Theme: Canada's Digital Content
Idea Status: +52 | Total Votes: 58 | Comments: 4

Instead of transferring our public education funds to the "old model" publishing industry (e.g. textbooks), the government should fund open courseware initiatives which develop world–class, cost–effective, freely–accessible learning materials.

The amount of money that the government spends on buying many copies of the same copyrighted work — for students, teachers, and educational institutions across the whole country — could instead be used to purchase the whole rights to the work and turn them over to the public, so they can be available for the learning needs of all Canadians.

Open courseware can be continuously modified and updated by our country's best educators and professionals. New revisions would be instantly available to learners, to view online or to print copies when it's actually useful to do so. The works could be transformed into formats that are supportive of persons with accessibility needs or learning disabilities. And the works would be available for translation into both official languages.

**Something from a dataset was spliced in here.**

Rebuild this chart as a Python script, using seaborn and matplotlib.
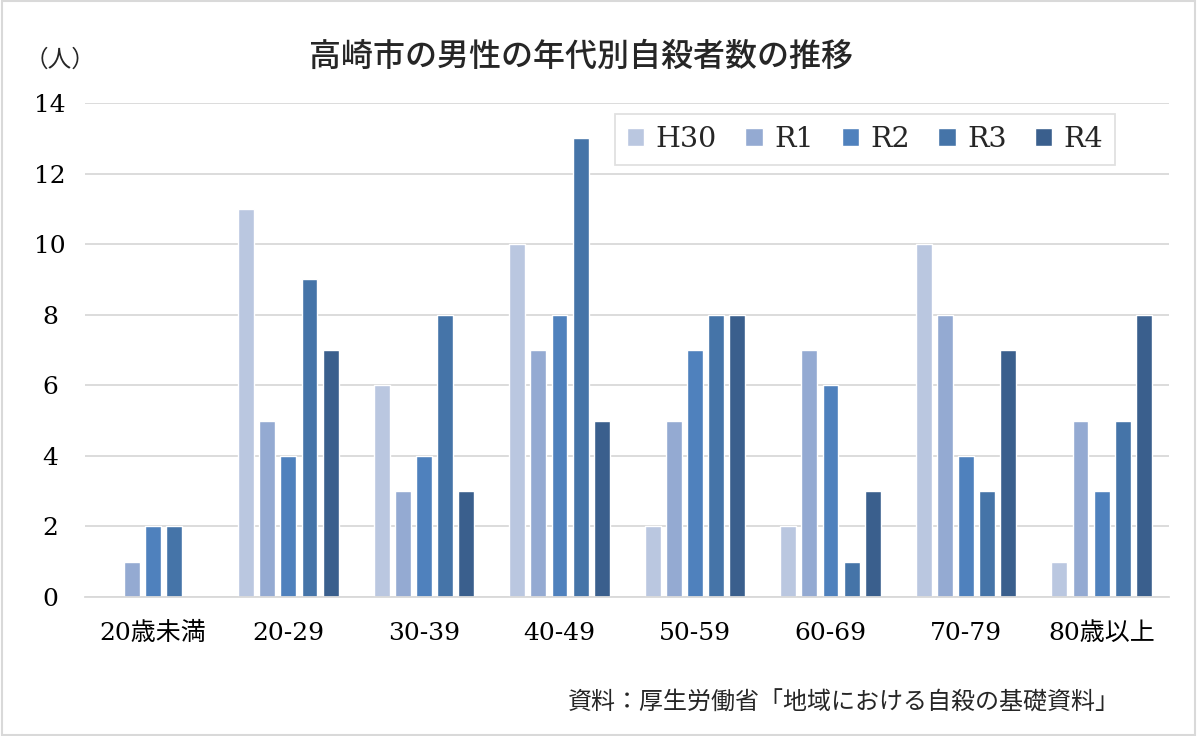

Canada would become a world leader in a new era of digital education.

Comments


matt.hcg — 2010–05–11 14:15:32 EDT wrote

I can't agree with you more. We need to create or chose a digital format for all
course material. This should be a global standard too.


infzy — 2010–05–12 00:45:06 EDT wrote

I should clarify…. I'm not advocating for the federal (or necessarily even provincial) government to task itself with creating courseware materials. Just that it should fund these initiatives across Canadian education institutions, under the premise that the works are freed to the public. The government could collaborate these developments and promote the ones which are successful. A longer–term strategy would be to phase out textbook funding (where applicable) and move towards Internet–based distribution of learning materials (even if it's to local schools where they can have the works printed, if it suits their learning style better — leave implementation decisions under local control!)


KyleAThompson — 2010–06–16 00:22:36 EDT wrote

Open courseware would benefit Canadians in many ways:

  1. It would lower the very considerable cost of textbooks, as well as eliminating the downloading of costs upon students under current ad hoc Open Courseware arrangements
  2. It would allow for the dissemination of Open Courseware across Canadian universities, promoting a universally high standard of education.
  3. It could be made available for use in the upper levels of the secondary education system, providing up–to–date information to a greater number of Canadians, and reducing secondary school operating costs.
  4. Open Courseware Centers could be set up in Canadian universities to assist the professoriate in assembling and editing open courseware. This would lower the burden of work upon the professoriate — allowing them to focus on research and teaching, as well as improve Open Courseware quality. This would likely increase overall university productivity and lower overall university costs.

SimonRuggier — 2010–07–03 01:39:22 EDT wrote

My favorite course material when studying tends to be the free course notes that some professors use, because they are tailored to the courses they are used with, and therefore contain only information that is part of the course curriculum, largely in the order that it was taught. Commercially published textbooks are expensive, the editions are incremented regularly just to screw students, and they're terrible for reference because they tend to be far less concise, containing much more material to search through when one is looking for something specific.

Another key point in favour of OCW style publishing is that it is far more economically efficient to fund the creation of educational material directly instead enabling publishers to extort money from students year after year with each new edition of their textbooks, as happens now.